How to use DSP caches, part 1

oskycar 2010-09-11

展开全文

Design Article

How to use DSP caches, part 1

Staff, Texas Instruments

5/21/2007 3:00 AM EDT

[Part 2 explains how to configure caches and how to use them correctly, all with a focus on maintaining cache coherence. It shows how DMA transfers affect cached memory, and how to manage DMA transfers with double buffering.]

A processor cache is an area of high-speed memory that stores information near the processor. This helps make the processing of common instructions efficient and therefore speeds up computation time.

In this paper, cache-based memory system will be compared to flat memory systems. The importance of cache in high-speed processor architectures will be explained and this article will also provide a brief introduction to the fundamental concepts of cache and cache terminology. Using Texas Instrument's TMS320C64x DSP architecture, a detailed explanation will teach developers how cache works, how to configure and how to correctly use cache. Throughout the paper the focus will be on cache coherence.

Memory Organization
In Figure 1, the left model shows a flat memory system architecture, and both the CPU and internal memory run at 300 MHz.
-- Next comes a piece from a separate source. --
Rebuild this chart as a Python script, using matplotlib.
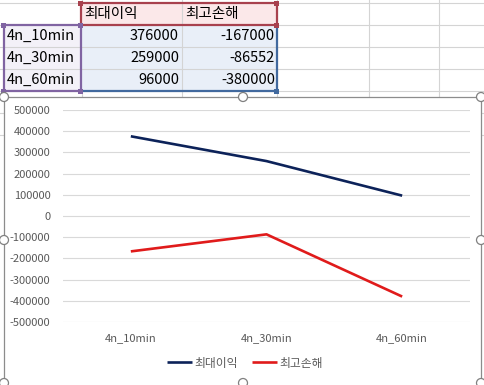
import matplotlib
matplotlib.use("Agg")
import matplotlib.pyplot as plt
from matplotlib.patches import Rectangle, Circle

plt.rcParams['font.family'] = ['Noto Sans CJK KR', 'DejaVu Sans']

# data
categories = ['4n_10min', '4n_30min', '4n_60min']
series_names = ['최대이익', '최고손해']
max_profit = [376000, 259000, 96000]
max_loss = [-167000, -86552, -380000]
y_ticks = list(range(-500000, 500001, 100000))

W, H = 485, 385
fig = plt.figure(figsize=(W / 100, H / 100), dpi=100)

# sheet background, drawn in pixel coords
bg = fig.add_axes([0, 0, 1, 1], zorder=0)
bg.set_xlim(0, W)
bg.set_ylim(H, 0)
bg.axis('off')

grid_c = '#d4d4d4'
row_edges = [3, 25, 47, 69, 91, 113, 135]
col_edges = [82, 182, 277, 369, 439]
for y in row_edges:
    bg.plot([0, W], [y, y], color=grid_c, lw=0.8, zorder=1)
for x in col_edges:
    bg.plot([x, x], [0, H], color=grid_c, lw=0.8, zorder=1)

# highlighted ranges
bg.add_patch(Rectangle((81, 3), 196, 22, facecolor='#fbe8e9', edgecolor='none', zorder=1.5))
bg.add_patch(Rectangle((81, 25), 196, 66, facecolor='#e9eff8', edgecolor='none', zorder=1.5))
bg.add_patch(Rectangle((4, 25), 77, 66, facecolor='#f3f1f8', edgecolor='none', zorder=1.5))
for y in [47, 69]:
    bg.plot([4, 277], [y, y], color=grid_c, lw=0.8, zorder=1.6)
bg.plot([182, 182], [3, 91], color=grid_c, lw=0.8, zorder=1.6)

red_c, pur_c, blu_c = '#a8414e', '#8064a2', '#41699e'
bg.plot([81, 277, 277, 81, 81], [3, 3, 25, 25, 3], color=red_c, lw=1.6, zorder=2)
bg.plot([81, 4, 4, 81], [25, 25, 91, 91], color=pur_c, lw=1.6, zorder=2)
bg.plot([81, 81], [25, 91], color=pur_c, lw=1.6, zorder=2)
bg.plot([81, 277, 277], [91, 91, 25], color=blu_c, lw=1.6, zorder=2)
for (x, y), c in [((81, 3), red_c), ((277, 3), red_c), ((277, 25), red_c),
                  ((4, 25), pur_c), ((81, 25), pur_c), ((4, 91), pur_c),
                  ((81, 91), pur_c), ((277, 91), blu_c)]:
    bg.add_patch(Rectangle((x - 2.5, y - 2.5), 5, 5, facecolor=c, edgecolor='none', zorder=2.5))

# cell text
bg.text(84, 14, series_names[0], ha='left', va='center', fontsize=10.5)
bg.text(185, 14, series_names[1], ha='left', va='center', fontsize=10.5)
for i, cat in enumerate(categories):
    yc = 36 + 22 * i
    bg.text(7, yc, cat, ha='left', va='center', fontsize=10.5)
    bg.text(179, yc, str(max_profit[i]), ha='right', va='center', fontsize=10.5)
    bg.text(275, yc, str(max_loss[i]), ha='right', va='center', fontsize=10.5)

# chart object area (covers the sheet grid)
bg.add_patch(Rectangle((4, 97), 477, 290, facecolor='white', edgecolor='#8c8c8c',
                       lw=0.9, zorder=4))
for x, y in [(4, 97), (243, 97), (481, 97), (4, 240), (481, 240),
             (4, 383), (243, 383), (481, 383)]:
    bg.add_patch(Circle((x, y), 4.5, facecolor='white', edgecolor='#808080', lw=0.9, zorder=5))

# plot area
left, right, top, bottom = 63, 470, 110, 322
ax = fig.add_axes([left / W, 1 - bottom / H, (right - left) / W, (bottom - top) / H], zorder=2)
ax.set_facecolor('none')
xs = range(len(categories))
ax.plot(xs, max_profit, color='#0c2259', lw=1.9, label=series_names[0], solid_capstyle='butt')
ax.plot(xs, max_loss, color='#e01b1b', lw=1.9, label=series_names[1], solid_capstyle='butt')
ax.set_xlim(-0.5, 2.5)
ax.set_ylim(-500000, 500000)
ax.set_yticks(y_ticks)
ax.set_yticklabels([str(v) for v in y_ticks])
ax.set_xticks(list(xs))
ax.set_xticklabels(categories)
ax.grid(axis='y', color='#d9d9d9', lw=0.8)
ax.set_axisbelow(True)
for s in ax.spines.values():
    s.set_visible(False)
ax.tick_params(length=0, colors='#595959', labelsize=8)
ax.tick_params(axis='y', pad=9)
ax.tick_params(axis='x', pad=8)

fig.legend(loc='center', bbox_to_anchor=(245 / W, 1 - 363 / H), ncol=2, frameon=False,
           fontsize=8.5, handlelength=2.1, handletextpad=0.2, columnspacing=1.2,
           labelcolor='#595959')

fig.savefig('out.png', dpi=100)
A memory access penalty will only occur when the CPU accesses external memory. Memory stalls will not occur for internal memory accesses.

If the CPU clock is increased to 600 MHz, wait-states will occur unless the memory speed is also increased to 600 MHz. Unfortunately, a same size internal memory running at 600 MHz would be far too expensive for most applications. Leaving it at 300 MHz is also not an option, since this would effectively reduce the CPU clock. Suppose an algorithm attempted to access memory every cycle. Then each memory access would suffer a one-cycle stall, effectively doubling the cycle count and canceling out the doubling in clock speed.

Figure 1. Flat vs. Hierarchical Memory Architecture.

The solution is to use a memory hierarchy with a fast but small memory close to the CPU that can be accessed without stalls. The memories become larger but slower the further away from the CPU. The memory levels closest to the CPU typically act as a cache for the lower level memories.

Principles of Locality
Of course, this solution only works if the CPU can use the memories closest to it for most accesses. Fortunately this is generally the case thanks to the principle of locality, which implies that a program will access a relatively small portion of overall address space during a given window of time. There are two basic types of locality:

Spatial locality - the concept that a resource is more likely to be accessed if a resource near it was just accessed.
Temporal locality - the concept that a resource accessed at one point in time will be accessed again in the near future.

Spatial locality occurs due to the manner in which computer programs are created: Generally, related data are stored in consecutive locations in memory. For example, one common pattern in computing is to process the first item in an array, then the second item, and so forth. Similarly, temporal locality occurs because programs contain structures such as loops that access the same instructions (and often the same data) over and over again.